Frederick wanted to prove that his freedom of speech had been limited. The justices ruling? 6-3that Frederick's free speech rights were not violated by his suspension.
Frederick had lowered his banner in 2002 at his Juneau, Alaska, high school. As soon as Deborah Morse saw the wording she confiscated it and suspended Frederick. At that point Frederick began to weave his way through the legal system.
"It was reasonable for (the principal) to conclude that the banner promoted illegal drug use-- and that failing to act would send a powerful message to the students in her charge," Chief Justice John Roberts wrote for the court's majority.
The three justices that agreed with Frederick were not enough to reverse the ruling.
In dissent, Justice John Paul Stevens said, "This case began with a silly nonsensical banner, (and) ends with the court inventing out of whole cloth a special First Amendment rule permitting the censorship of any student speech that mentions drugs, so long as someone could perceive that speech to contain a latent pro-drug message."
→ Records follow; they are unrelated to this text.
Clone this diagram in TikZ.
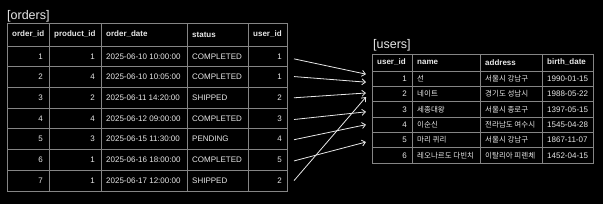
\documentclass[tikz,border=0pt]{standalone}
\usepackage{fontspec}
\setmainfont{Liberation Sans}
\newfontfamily\krfont{Noto Sans CJK KR}
\usetikzlibrary{arrows.meta}
\definecolor{gridc}{HTML}{858585}
\definecolor{txtc}{HTML}{E8E8E8}
\begin{document}
\begin{tikzpicture}[x=1pt,y=-1pt,
  grid/.style={draw=gridc, line width=0.8pt},
  cell/.style={text=txtc, font=\fontsize{8}{9}\selectfont, inner sep=0pt},
  hcell/.style={cell, font=\fontsize{8}{9}\selectfont\bfseries},
  krcell/.style={cell, font=\fontsize{7.5}{9}\selectfont\krfont},
  tabtitle/.style={text=txtc, font=\fontsize{12.5}{14}\selectfont, inner sep=0pt, anchor=west},
  conn/.style={draw=txtc, line width=0.8pt, -{Straight Barb[length=3.5pt,width=6pt]}}]
\fill[black] (0,0) rectangle (603,204);
\useasboundingbox (0,0) rectangle (603,204);

% ---------- orders ----------
\node[tabtitle] (otitle) at (7,16) {[orders]};
\draw[grid] (7,23) rectangle (287,191);
\foreach \y in {46,66.71,87.43,108.14,128.86,149.57,170.29}
  \draw[grid] (7,\y) -- (287,\y);
\foreach \x in {49,101,187,248}
  \draw[grid] (\x,23) -- (\x,191);
\node[hcell, anchor=west] (oh1) at (12,34.5) {order\_id};
\node[hcell, anchor=west] (oh2) at (54,34.5) {product\_id};
\node[hcell, anchor=west] (oh3) at (106,34.5) {order\_date};
\node[hcell, anchor=west] (oh4) at (192,34.5) {status};
\node[hcell, anchor=west] (oh5) at (253,34.5) {user\_id};
\foreach \i/\p/\d/\s/\u in {
  1/1/2025-06-10 10:00:00/COMPLETED/1,
  2/4/2025-06-10 10:05:00/COMPLETED/1,
  3/2/2025-06-11 14:20:00/SHIPPED/2,
  4/4/2025-06-12 09:00:00/COMPLETED/3,
  5/3/2025-06-15 11:30:00/PENDING/4,
  6/1/2025-06-16 18:00:00/COMPLETED/5,
  7/1/2025-06-17 12:00:00/SHIPPED/2}{
  \pgfmathsetmacro{\ry}{46+20.714*(\i-0.5)}
  \node[cell, anchor=east] (o\i-id) at (43,\ry) {\i};
  \node[cell, anchor=east] (o\i-pid) at (95,\ry) {\p};
  \node[cell, anchor=west] (o\i-date) at (106,\ry) {\d};
  \node[cell, anchor=west] (o\i-st) at (192,\ry) {\s};
  \node[cell, anchor=east] (o\i-uid) at (282,\ry) {\u};
  \coordinate (os\i) at ([xshift=12pt]o\i-uid.east);
}

% ---------- users ----------
\node[tabtitle] (utitle) at (373,45) {[users]};
\draw[grid] (372,54) rectangle (593,163);
\foreach \y in {71,86.33,101.67,117,132.33,147.67}
  \draw[grid] (372,\y) -- (593,\y);
\foreach \x in {412,480,542}
  \draw[grid] (\x,54) -- (\x,163);
\node[hcell, anchor=west] (uh1) at (377,62.5) {user\_id};
\node[hcell, anchor=west] (uh2) at (417,62.5) {name};
\node[hcell, anchor=west] (uh3) at (485,62.5) {address};
\node[hcell, anchor=west] (uh4) at (547,62.5) {birth\_date};
\foreach \j/\n/\a/\b in {
  1/선/서울시 강남구/1990-01-15,
  2/네이트/경기도 성남시/1988-05-22,
  3/세종대왕/서울시 종로구/1397-05-15,
  4/이순신/전라남도 여수시/1545-04-28,
  5/마리 퀴리/서울시 강남구/1867-11-07,
  6/레오나르도 다빈치/이탈리아 피렌체/1452-04-15}{
  \pgfmathsetmacro{\ry}{71+15.333*(\j-0.5)}
  \node[cell, anchor=east] (u\j-uid) at (407,\ry) {\j};
  \node[krcell, anchor=west] (u\j-name) at (417,\ry) {\n};
  \node[krcell, anchor=west] (u\j-addr) at (485,\ry) {\a};
  \node[cell, anchor=west] (u\j-bd) at (547,\ry) {\b};
  \coordinate (ue\j) at ([xshift=-41pt]u\j-uid.east);
}

% ---------- connectors ----------
\draw[conn] ([yshift=-2.5pt]os1) -- ([yshift=4.5pt]ue1);
\draw[conn] ([yshift=0.5pt]os2) -- ([yshift=-3.5pt]ue1);
\draw[conn] (os3) -- ([yshift=1pt]ue2);
\draw[conn] ([yshift=-1pt]os4) -- ([yshift=-2.5pt]ue3);
\draw[conn] ([yshift=-0.5pt]os5) -- (ue4);
\draw[conn] ([yshift=-1pt]os6) -- ([yshift=-2pt]ue5);
\draw[conn] (os7) -- ([yshift=-3pt]ue2);
\end{tikzpicture}
\end{document}
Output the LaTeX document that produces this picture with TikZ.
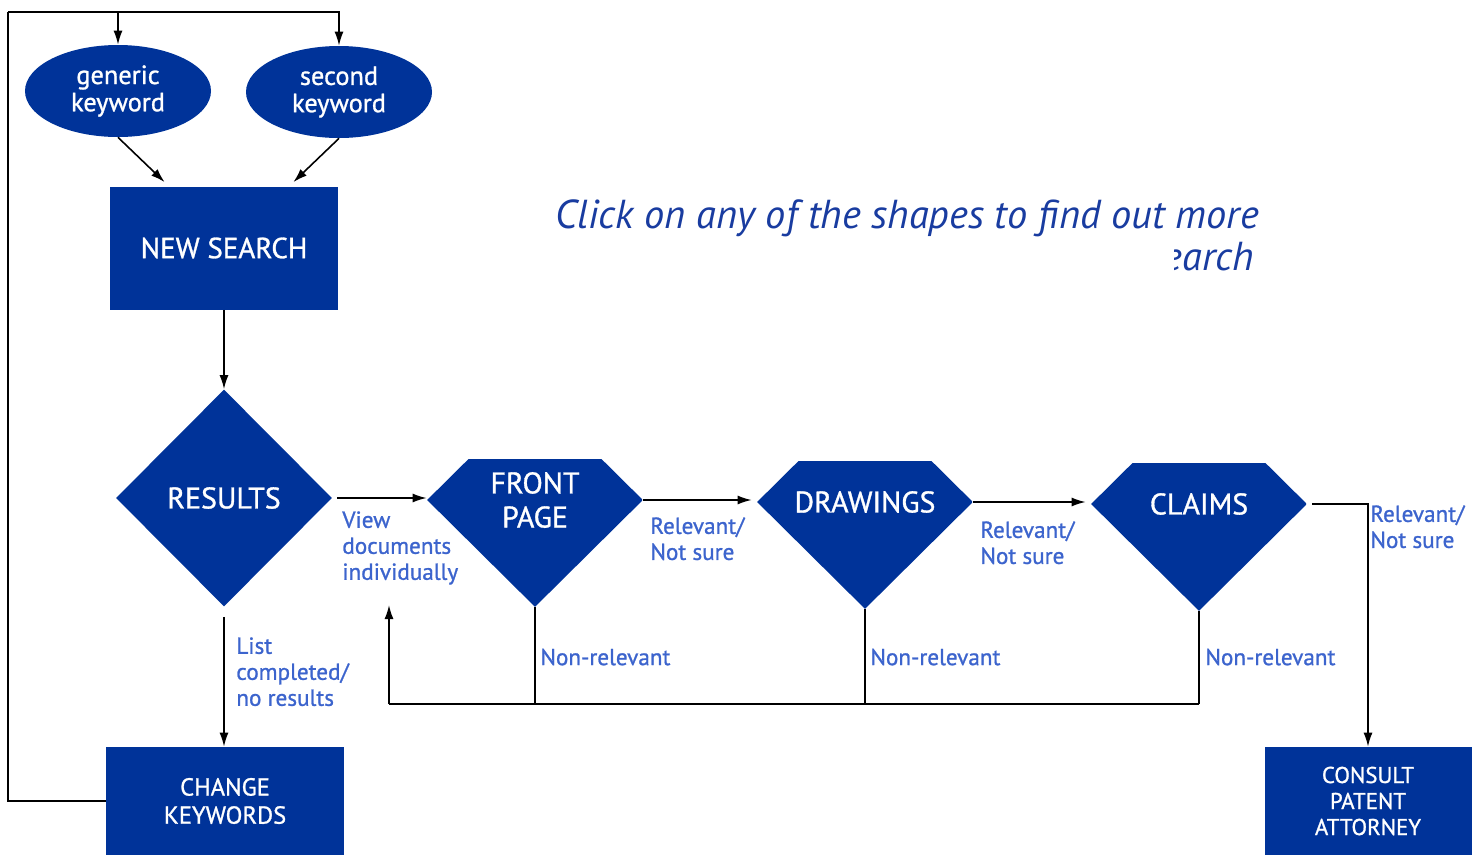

The issue isn't over religion. It's the word bong. Bongs have a drug background as a means for smoking cannabis and hashish.
Now here's where the case gets a bit tricky. The banner was not on school grounds. It was on a public sidewalk. Here's the tricky part. Frederick was with his class witnessing the torch being carried through his town on route to Salt Lake City for the winter Olympics.
The school said they were in their right to suspend Frederick and remove his banner because although he wasn't on the school grounds he was with his class at the time.
He was also legally an adult.
Even though he didn't win his case it hasn't hampered him. He is currently teaching English in China.
Now 24, he told reporters in March that he displayed the banner in a deliberate attempt to provoke a response from principal Morse, by whom he had been disciplined previously. But Frederick claimed his message of free speech is very important to him, even if the wording of the infamous banner itself was not.
"I find it absurdly funny," he said. "I was not promoting drugs. ... I assumed most people would take it as a joke."